**SUPPLIED DATA:**
::::::::::

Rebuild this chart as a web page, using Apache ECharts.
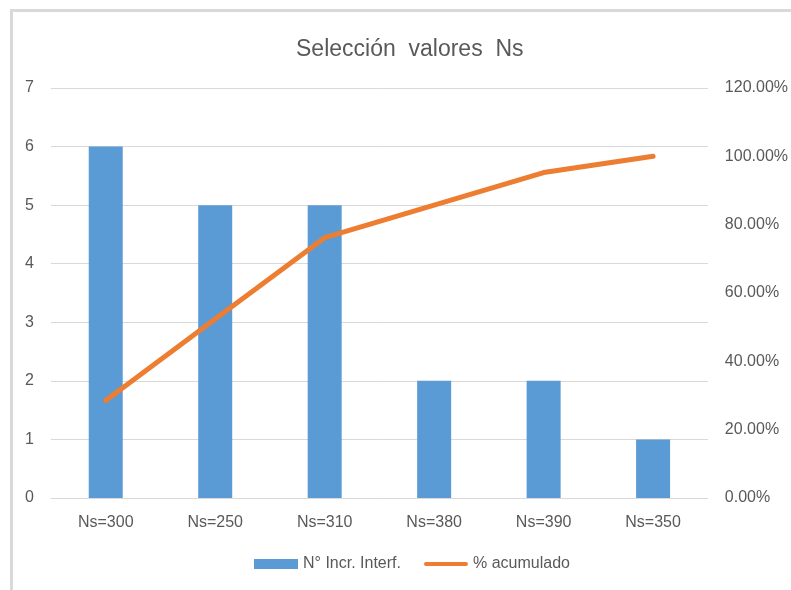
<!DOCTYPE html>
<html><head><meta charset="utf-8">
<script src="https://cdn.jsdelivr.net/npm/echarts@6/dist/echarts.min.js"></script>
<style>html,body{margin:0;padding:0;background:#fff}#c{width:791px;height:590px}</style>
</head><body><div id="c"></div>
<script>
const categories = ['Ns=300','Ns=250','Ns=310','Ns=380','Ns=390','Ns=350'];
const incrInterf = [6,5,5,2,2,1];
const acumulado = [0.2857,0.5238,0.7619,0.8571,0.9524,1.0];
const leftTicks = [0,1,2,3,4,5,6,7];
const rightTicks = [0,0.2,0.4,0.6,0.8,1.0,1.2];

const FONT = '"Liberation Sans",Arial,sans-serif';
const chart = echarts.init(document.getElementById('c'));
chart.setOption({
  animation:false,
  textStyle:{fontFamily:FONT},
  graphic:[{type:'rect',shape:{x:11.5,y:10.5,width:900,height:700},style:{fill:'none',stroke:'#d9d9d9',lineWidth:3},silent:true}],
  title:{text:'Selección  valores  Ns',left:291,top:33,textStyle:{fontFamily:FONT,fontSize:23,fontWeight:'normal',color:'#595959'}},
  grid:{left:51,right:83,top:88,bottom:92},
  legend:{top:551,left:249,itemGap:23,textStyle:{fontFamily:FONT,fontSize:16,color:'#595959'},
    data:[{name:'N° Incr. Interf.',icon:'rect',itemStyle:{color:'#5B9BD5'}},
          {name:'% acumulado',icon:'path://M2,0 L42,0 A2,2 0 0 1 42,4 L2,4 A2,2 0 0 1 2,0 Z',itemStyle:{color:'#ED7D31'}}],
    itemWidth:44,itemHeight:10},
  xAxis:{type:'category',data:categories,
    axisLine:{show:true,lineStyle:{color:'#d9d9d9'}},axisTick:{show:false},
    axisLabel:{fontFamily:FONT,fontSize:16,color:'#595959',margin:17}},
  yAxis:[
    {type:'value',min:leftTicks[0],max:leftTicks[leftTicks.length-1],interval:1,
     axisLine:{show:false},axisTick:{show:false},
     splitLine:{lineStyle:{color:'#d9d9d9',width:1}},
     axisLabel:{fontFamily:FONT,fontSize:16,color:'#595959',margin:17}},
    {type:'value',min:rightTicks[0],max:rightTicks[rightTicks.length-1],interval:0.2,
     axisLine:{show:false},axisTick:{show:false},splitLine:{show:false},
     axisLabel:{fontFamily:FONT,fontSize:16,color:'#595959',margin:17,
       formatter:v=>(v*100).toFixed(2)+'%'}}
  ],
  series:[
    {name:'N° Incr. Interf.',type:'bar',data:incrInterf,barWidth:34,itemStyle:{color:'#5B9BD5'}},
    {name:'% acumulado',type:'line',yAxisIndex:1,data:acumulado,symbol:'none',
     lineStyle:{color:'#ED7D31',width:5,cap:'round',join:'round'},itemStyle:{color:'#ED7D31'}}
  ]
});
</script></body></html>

::::::::::

**GOAL:** Set every line down exactly as written, leaving each picture out.

**FINAL RESULT:**
Rebuild this chart as a web page, using Apache ECharts.
<!DOCTYPE html>
<html><head><meta charset="utf-8">
<script src="https://cdn.jsdelivr.net/npm/echarts@6/dist/echarts.min.js"></script>
<style>html,body{margin:0;padding:0;background:#fff}#c{width:791px;height:590px}</style>
</head><body><div id="c"></div>
<script>
const categories = ['Ns=300','Ns=250','Ns=310','Ns=380','Ns=390','Ns=350'];
const incrInterf = [6,5,5,2,2,1];
const acumulado = [0.2857,0.5238,0.7619,0.8571,0.9524,1.0];
const leftTicks = [0,1,2,3,4,5,6,7];
const rightTicks = [0,0.2,0.4,0.6,0.8,1.0,1.2];

const FONT = '"Liberation Sans",Arial,sans-serif';
const chart = echarts.init(document.getElementById('c'));
chart.setOption({
  animation:false,
  textStyle:{fontFamily:FONT},
  graphic:[{type:'rect',shape:{x:11.5,y:10.5,width:900,height:700},style:{fill:'none',stroke:'#d9d9d9',lineWidth:3},silent:true}],
  title:{text:'Selección  valores  Ns',left:291,top:33,textStyle:{fontFamily:FONT,fontSize:23,fontWeight:'normal',color:'#595959'}},
  grid:{left:51,right:83,top:88,bottom:92},
  legend:{top:551,left:249,itemGap:23,textStyle:{fontFamily:FONT,fontSize:16,color:'#595959'},
    data:[{name:'N° Incr. Interf.',icon:'rect',itemStyle:{color:'#5B9BD5'}},
          {name:'% acumulado',icon:'path://M2,0 L42,0 A2,2 0 0 1 42,4 L2,4 A2,2 0 0 1 2,0 Z',itemStyle:{color:'#ED7D31'}}],
    itemWidth:44,itemHeight:10},
  xAxis:{type:'category',data:categories,
    axisLine:{show:true,lineStyle:{color:'#d9d9d9'}},axisTick:{show:false},
    axisLabel:{fontFamily:FONT,fontSize:16,color:'#595959',margin:17}},
  yAxis:[
    {type:'value',min:leftTicks[0],max:leftTicks[leftTicks.length-1],interval:1,
     axisLine:{show:false},axisTick:{show:false},
     splitLine:{lineStyle:{color:'#d9d9d9',width:1}},
     axisLabel:{fontFamily:FONT,fontSize:16,color:'#595959',margin:17}},
    {type:'value',min:rightTicks[0],max:rightTicks[rightTicks.length-1],interval:0.2,
     axisLine:{show:false},axisTick:{show:false},splitLine:{show:false},
     axisLabel:{fontFamily:FONT,fontSize:16,color:'#595959',margin:17,
       formatter:v=>(v*100).toFixed(2)+'%'}}
  ],
  series:[
    {name:'N° Incr. Interf.',type:'bar',data:incrInterf,barWidth:34,itemStyle:{color:'#5B9BD5'}},
    {name:'% acumulado',type:'line',yAxisIndex:1,data:acumulado,symbol:'none',
     lineStyle:{color:'#ED7D31',width:5,cap:'round',join:'round'},itemStyle:{color:'#ED7D31'}}
  ]
});
</script></body></html>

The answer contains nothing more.